Alienação Parental como Tese de Defesa na Execução de Alimentos: Um Erro Não Justifica o Outro

É uma das situações mais dolorosas e complexas do direito de família: um pai (ou mãe) é processado por não pagar a pensão e, em sua defesa, alega que parou de pagar porque o outro genitor pratica alienação parental, impedindo ou dificultando o contato com o filho. O argumento parece ter uma lógica emocional: “Se não me deixam ser pai, por que devo cumprir com meu dever financeiro?”. No entanto, no campo frio e objetivo da lei, essa tese de defesa é eficaz? É possível condicionar o sustento da criança ao bom relacionamento com o guardião? A resposta dos tribunais brasileiros é um retumbante e consistente “não”, baseada em um princípio que visa proteger a parte mais frágil dessa equação: a criança.

Separando as Estações: Obrigação Alimentar vs. Direito de Convivência

O primeiro passo para entender a questão é compreender que, para o Direito, a obrigação de pagar alimentos e o direito à convivência familiar são institutos completamente distintos, que correm em trilhos paralelos e não se cruzam. A pensão alimentícia é um dever que decorre do poder familiar e visa garantir as necessidades básicas e a subsistência do filho. É um direito da criança, não do genitor que a guarda. Por outro lado, o direito de convivência (visitas) é um direito tanto do pai/mãe que não detém a guarda quanto, e principalmente, do próprio filho, de manter laços afetivos saudáveis com ambos os genitores. A jurisprudência pacífica do STJ e dos tribunais estaduais estabelece que a obrigação de pagar alimentos é incondicional, autônoma e não pode ser compensada, suspensa ou extinta em razão de dificuldades no exercício do direito de visitas.

A Vítima Dupla: Por que a Tese Falha na Prática?

A lógica por trás dessa separação rigorosa é a proteção integral da criança. Pensemos: quem é a maior vítima da alienação parental? A criança. Quem é a maior vítima do não pagamento da pensão? A mesma criança. Permitir que o devedor use a alienação parental como desculpa para não pagar a pensão seria, na prática, punir a vítima duas vezes. Seria usar a criança como um escudo ou objeto de barganha em um conflito entre adultos, o que é expressamente vedado pelo Estatuto da Criança e do Adolescente (ECA). A lei entende que um erro (a alienação parental) não pode ser “corrigido” com outro erro ainda mais grave (deixar a criança sem sustento). O alimento é urgente, essencial e inadiável. A disputa pela convivência, embora igualmente importante, deve ser travada em seu próprio campo de batalha.

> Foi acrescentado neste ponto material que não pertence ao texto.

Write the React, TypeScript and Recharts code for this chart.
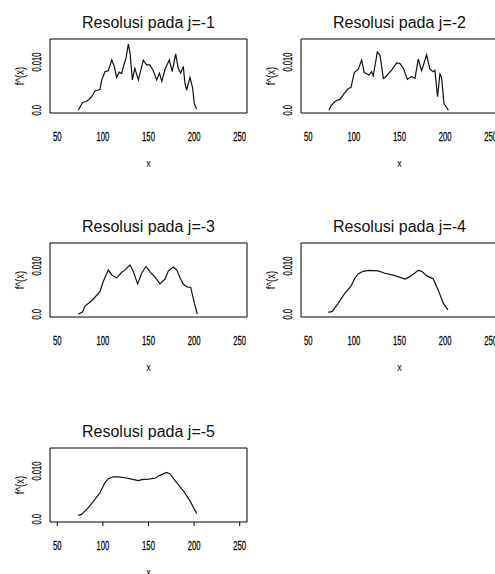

O Caminho Correto e Eficaz para Combater a Alienação Parental

Isso significa que o genitor que sofre com a alienação parental está de mãos atadas? Absolutamente não. O sistema jurídico oferece ferramentas específicas e eficazes para combater essa prática nefasta, mas elas estão no processo correto. Em vez de suspender o pagamento da pensão, o genitor alienado deve ajuizar uma ação autônoma declaratória de ato de alienação parental (ou um incidente processual, se já houver processo de guarda em curso). Nesse processo, com base na Lei nº 12.318/2010, ele pode pedir uma série de medidas para coibir a prática, como: advertência ao genitor alienador, ampliação do regime de convivência, estipulação de multa, acompanhamento psicológico e, em casos extremos, até mesmo a alteração da guarda ou a inversão do domicílio da criança. Este é o caminho legal, maduro e que verdadeiramente protege os interesses da criança.

Em conclusão, usar a alienação parental como tese de defesa em uma execução de alimentos é uma estratégia fadada ao fracasso e juridicamente equivocada. Ela não apenas será rejeitada pelo juiz, como pode ser vista como uma tentativa de se esquivar de uma obrigação sagrada, piorando a situação processual do devedor. A mensagem da justiça é clara: as disputas e mágoas dos adultos não podem, em hipótese alguma, transbordar a ponto de privar uma criança de seu direito fundamental à subsistência. A luta contra a alienação parental é justa e necessária, mas deve ser travada com as armas corretas e no foro adequado, sem jamais colocar em risco o prato de comida do filho.